For an added layer of ridiculousness, TLDR’s interview with Jeffery was itself apparently deleted from /r/ politics.

It isn’t just journalists who are crying foul. Despite the moderators’ insistence that the impetus for the blacklist came from user feedback, the user feedback on the change itself has been overwhelmingly negative. Even a former Reddit moderator called on the subreddit’s new chieftains to rethink their policies:

You guys screwed up on this one. Many of you know it. …

It’s hard to admit error and do a 180 when the crowd is yelling at you, some of them calling for your heads, etc. It makes you want to dig in your heels, or at least want to save face and preserve some part of the mistake so you can call it a victory. But there comes a time when there really is no way forward but to say “Hey, we screwed up on this one, and we’re rolling it back.”

To me, the most trenchant criticism so far came from another Reddit user in the comments section on the subreddit’s own policy changes:

This sort of violates the point of Reddit, right? Users are supposed to upvote material they find interesting, rather than have editors sequester content they find relevant.
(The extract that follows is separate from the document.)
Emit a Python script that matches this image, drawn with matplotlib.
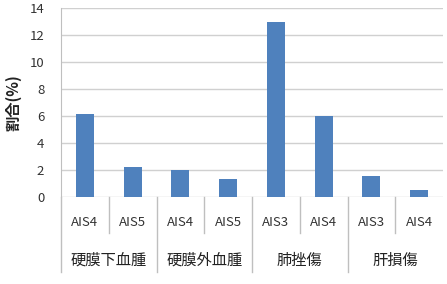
import numpy as np
import matplotlib.pyplot as plt
from matplotlib.transforms import blended_transform_factory

plt.rcParams['font.family'] = ['Noto Sans CJK JP', 'DejaVu Sans']

groups = ['硬膜下血腫', '硬膜外血腫', '肺挫傷', '肝損傷']
sub_labels = [['AIS4', 'AIS5'], ['AIS4', 'AIS5'], ['AIS3', 'AIS4'], ['AIS3', 'AIS4']]
values = [6.15, 2.25, 2.0, 1.35, 12.95, 6.0, 1.55, 0.55]

W, H = 447, 284
fig = plt.figure(figsize=(W / 100, H / 100), dpi=100)
left, right, top, bottom = 61, 443, 8, 197
ax = fig.add_axes([left / W, 1 - bottom / H, (right - left) / W, (bottom - top) / H])

x = np.arange(len(values))
ax.bar(x, values, width=0.38, color='#4F81BD', zorder=3)

ax.set_xlim(-0.5, len(values) - 0.5)
ax.set_ylim(0, 14)
ax.set_yticks(np.arange(0, 15, 2))
ax.grid(axis='y', color='#D0D0D0', linewidth=1.0, zorder=0)
ax.set_xticks([])
ax.tick_params(axis='y', length=0, pad=12, labelsize=9.5, labelcolor='#333333')
for s in ['top', 'right', 'bottom']:
    ax.spines[s].set_visible(False)
ax.spines['left'].set_color('#BFBFBF')
ax.spines['left'].set_bounds(0, 14)

ax.set_ylabel('割合(%)', fontsize=11, fontweight='bold', color='#222222', labelpad=6)

trans = blended_transform_factory(ax.transData, ax.transAxes)
ah = bottom - top
short_y = -(233 - bottom) / ah
long_y = -(272 - bottom) / ah
sub_y = -(223 - bottom) / ah
grp_y = -(260 - bottom) / ah

# category separators
for b in range(len(values)):
    xb = b - 0.5
    y1 = long_y if b % 2 == 0 else short_y
    ax.plot([xb, xb], [0, y1], transform=trans, color='#BFBFBF', lw=1.0, clip_on=False)

i = 0
for g, subs in zip(groups, sub_labels):
    for s in subs:
        ax.text(i, sub_y, s, transform=trans, ha='center', va='center', fontsize=9.5, color='#333333')
        i += 1
    ax.text(i - 1.5, grp_y, g, transform=trans, ha='center', va='center', fontsize=11, color='#222222')

fig.savefig('out.png', dpi=100)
I’ve contacted one of the site’s moderators for comment today and have not yet heard back. But at least one /r/politics moderator apparently did talk to Mike Masnick, editor of Techdirt, another site that found itself on the wrong end of the Reddit moderators’ great crusade. In a comment on TLDR, Masnick said the moderator told him some users had complained about Techdirt content, but would not give specifics. Here’s Masnick:

When I pointed out—as have many r/politics users—that if people dislike the content, they can just vote it down, I was told (1) that I do not understand Reddit and (2) that I couldn’t possibly comprehend the nature of being a moderator for such a community.